First to escape the cull so far is Twitblock. I was initially pleased to see that it wasn’t denied access to all its old functions – blocking, reporting spam etc.. But what I found is now a huge problem is the new rate limiting model.

New Twitter rate limits mean re-engineering, not just migrating

The important change is that every endpoint (read: every specific API function) now has its own pool of requests available to your app.  With only two tariffs and a varying amount of data available across methods, there is quite some disparity between the generous endpoints and the ones that are going to cripple your application.

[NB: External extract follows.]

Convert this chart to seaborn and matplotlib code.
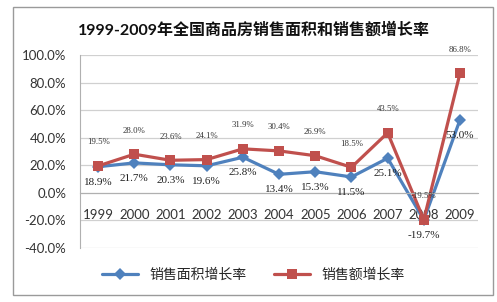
import numpy as np
import pandas as pd
import matplotlib
matplotlib.use("Agg")
import matplotlib.pyplot as plt
import seaborn as sns
from matplotlib.patches import Rectangle
from matplotlib.ticker import FuncFormatter

# data
years = ["1999", "2000", "2001", "2002", "2003", "2004", "2005", "2006", "2007", "2008", "2009"]
area_growth = [18.9, 21.7, 20.3, 19.6, 25.8, 13.4, 15.3, 11.5, 25.1, -19.7, 53.0]
sales_growth = [19.5, 28.0, 23.6, 24.1, 31.9, 30.4, 26.9, 18.5, 43.5, -19.5, 86.8]
series_names = ["销售面积增长率", "销售额增长率"]
title = "1999-2009年全国商品房销售面积和销售额增长率"

sns.set_style("white")
plt.rcParams['font.family'] = ['Lato', 'Noto Sans CJK SC', 'DejaVu Sans']

df = pd.DataFrame({
    "year": years * 2,
    "rate": area_growth + sales_growth,
    "series": [series_names[0]] * len(years) + [series_names[1]] * len(years),
})

fig = plt.figure(figsize=(4.97, 3.02), dpi=100)
ax = fig.add_axes([0.161, 0.179, 0.801, 0.639])

pal = {series_names[0]: "#4F81BD", series_names[1]: "#C0504D"}
sns.lineplot(data=df, x="year", y="rate", hue="series", style="series",
             markers={series_names[0]: "D", series_names[1]: "s"}, dashes=False,
             palette=pal, linewidth=2.3, markersize=6, markeredgewidth=0,
             sort=False, ax=ax, legend=True)
for ln in ax.lines:
    if ln.get_marker() == "s":
        ln.set_markersize(7.5)

ax.set_ylim(-40, 100)
ax.set_xlim(-0.5, len(years) - 0.5)
ax.set_yticks(np.arange(-40, 101, 20))
ax.yaxis.set_major_formatter(FuncFormatter(lambda v, p: f"{v:.1f}%"))
ax.yaxis.grid(True, color="#d0d0d0", linewidth=0.9)
ax.set_axisbelow(True)
for s in ["top", "right"]:
    ax.spines[s].set_visible(False)
ax.spines["left"].set_color("#b0b0b0")
ax.spines["bottom"].set_color("#b0b0b0")
ax.spines["bottom"].set_position(("data", 0))
ax.tick_params(axis="both", length=0, labelsize=9.5, colors="#333333")
ax.tick_params(axis="x", pad=12)
ax.tick_params(axis="y", pad=10)
ax.set_xlabel("")
ax.set_ylabel("")

# data labels
for i, v in enumerate(sales_growth):
    ax.annotate(f"{v:.1f}%", (i, v), xytext=(0, 14), textcoords="offset points",
                ha="center", va="bottom", fontsize=6.3, color="#333333",
                family=["Liberation Serif", "DejaVu Serif"])
for i, v in enumerate(area_growth):
    ax.annotate(f"{v:.1f}%", (i, v), xytext=(0, -8), textcoords="offset points",
                ha="center", va="top", fontsize=8, color="#222222",
                family=["Liberation Serif", "DejaVu Serif"])

handles, labels = ax.get_legend_handles_labels()
ax.get_legend().remove()
fig.legend(handles, labels, loc="center", bbox_to_anchor=(0.51, 0.09), ncol=2,
           frameon=False, fontsize=10, handlelength=2.6, columnspacing=2.0,
           prop={"family": ["Noto Sans CJK SC"], "size": 10})

fig.text(0.51, 0.9, title, ha="center", va="center", fontsize=11.5, fontweight="bold",
         color="#111111", family=["Lato", "Noto Sans CJK SC"])

fig.patches.append(Rectangle((13 / 497, 7 / 302), 480 / 497, 288 / 302,
                             transform=fig.transFigure, fill=False,
                             edgecolor="#9a9a9a", linewidth=1.0))

fig.savefig("out.png", dpi=100)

Rather than simply migrating to some new API methods, the new rate limiting may mean a huge engineering job to work around new restrictions. Case and point: Let’s take a quick look at a pretty common function that you may wish to do – listing followers –

 

Paging though followers with Twitter API 1.1

 
Twitblock retrieves the user entities from each ‘page’ of your followers in order to scan them. Even with the scanning deliberately slowed down, the old global limit of 350 requests per hour meant that I could grab the first few thousand of your followers while you sat and watched.

Using the old method I can now only get 15 pages of followers every 15 minutes. With a ridiculously low maximum of 20 per page this means I can only pull the first 300 of your followers before you’re sat looking at an error for the next 14 minutes or so.

So, late at night I bashed together the quickest solution I could to try and extend this experience. It involves grabbing just follower ids and resolving them to full user objects separately.

 

Get lists of IDs – not objects

 
Paging through just the user IDs of followers has the same rate limit, but you can get up to 5,000 at a time. Then all you have to do is resolve them to user objects yourself. The bulk user lookup method is more generous. The rate limit is 180 every 15 minutes and you can get 100 at once.

Using this method 100 per page, I can render 1,500 followers before the rate limit is hit. I could [and will] go further by caching larger batches of follower IDs in advance. (bigger re-engineering job).

You could also cache every Twitter user your system comes across, but given an arbitrary batch of 100 user ids, you’re probably still going to need to do an API lookup for at least one you don’t have. – Solution: Cache the whole of Twitter.

 

You’re doing it wrong

 
Twitter’s answer to any complaints about rate limits is going to be along the lines of “be cleverer“. Fair enough – to a degree – but there’s a lot of not-very-clever but fully functioning apps out there that are going to stop working very soon. If my apps are anything to go by, most of them are probably unfunded free software and a lot of authors are going to just let them die rather than stay up all night.

 

3 thoughts on “Twitter API – migration cull – part 1”

  1. @richy It’s a great idea. I expect they’d have to be a paying partner though, like Datasift. Otherwise I suppose they could be seen as using the API to offer a competing service. i.e. breaking Twitter terms of use.

  2. I wonder how long it’ll take for somebody to build a “Twitter Proxy” – apps use that for things such as user lists, username lookups and it caches the info. If a request comes in for something it hasn’t cached, it uses the “source Apps” API key, but caches the results for all.